Radio shows copyright

From: Jeff Joseph <sabucat[_at_]sabucat.com>
Date: Fri, 16 Feb 2001 22:25:46 -0800


Friday, February 16, 2001
Web Battle Is Latest Episode in Old-Time Radio Serials  One firm is carrying on the fight to enforce copyrights, much to the dismay of collectors and Internet users.

By ERIK SMITH, Special to The Times

     A little more than two years ago, when the digital music revolution was just beginning to take hold, an entrepreneur from Boston had an intriguing idea: If everyone else was putting music on the Web, why not old-time radio shows?

     Pete Kenney, or "Boston Pete," as he calls himself on the Internet, created a Web site that allowed people to download recordings of old-time radio programs, everything from "Gunsmoke" to "The Shadow," and he racked up thousands of "hits" a month, winning a loyal following among fans of old-style radio drama. He also got an angry e-mail from the country's biggest seller of old-time radio programs on cassette--Carl Amari.

     Amari, president of Illinois-based Radio Spirits, accused Kenney of trampling on copyrights he controlled and threatened to take him to court. Kenney promptly shut down his Web site, and so did dozens of other Web site operators who had followed his lead.

"Everyone thinks this stuff is in the public domain," Kenney says. "A
lot of us cried and gave up."

     It was the opening blow in a battle that rages today, maybe not quite as loudly as the war between the music industry and fans of MP3, but over many of the same issues. Over the last two years, tens of thousands of old-time radio programs have been made available over the Web in the downloadable MP3 format, free to anyone with a computer and an Internet connection. Some collectors even sell home-recorded CDs on EBay and their own Web sites, with as many as 50 or more shows on a single disk. Meanwhile, Radio Spirits maintains that it has sewn up the copyrights to just about every program that ever aired, and what the enthusiasts are doing is illegal.

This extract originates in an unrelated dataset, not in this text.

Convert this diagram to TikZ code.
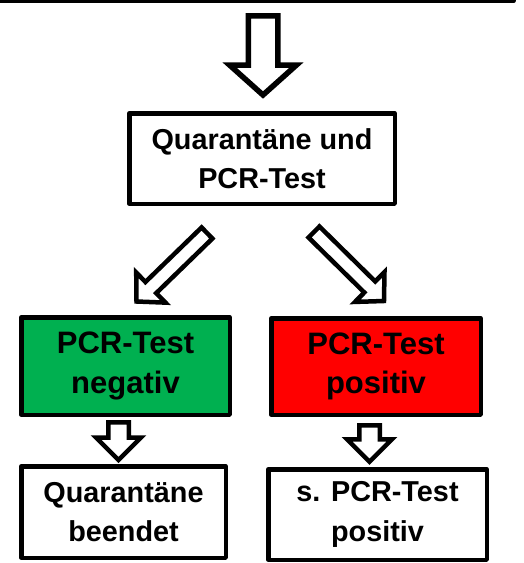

     But collectors have been trading and selling these old-time radio shows for more than 30 years, with a wink at copyright laws, and they argue, with some justification, that if it hadn't been for them, most of the programs would have ended up in the dumpster. Some see the company's effort as an attempt to corner the market on old-time radio shows that not so long ago were thought to have no value whatever.

     It's been nearly 40 years since anyone saw any value in old-time radio, at least in a commercial sense. The first network broadcasts came 75 years ago, and soon the entire country was gathering around the radio to hear Franklin Roosevelt, "Amos 'n' Andy," and the war news from Europe. Then television came along, sponsors and stars deserted radio, and the last few programs were canceled in 1962. Since then, a few revival attempts notwithstanding, radio drama has been as dead an art as whalebone scrimshaw.

     But when old-time radio died, thousands of recordings were left behind. Though most shows before 1950 were live, virtually every network program after the late '30s was recorded for reference purposes or rebroadcast, usually in the form of pizza-sized records known as electrical transcriptions. Networks and sponsors destroyed these records by the thousands in the 1960s and 1970s, simply to clear storage space. Some records made it into libraries, and others wound up in the hands of private collectors who contacted performers and producers, prowled dusty radio-station storage closets and sometimes smuggled them out the back door.

     No one knows how many shows survive, but 150,000 would be a good guess, says author Jay Hickerson of Connecticut, whose "Ultimate History of Network Radio Programming" attempts to catalog every radio program in existence. That's "barely 1%" of what aired, he says. But it's enough to fuel a war today.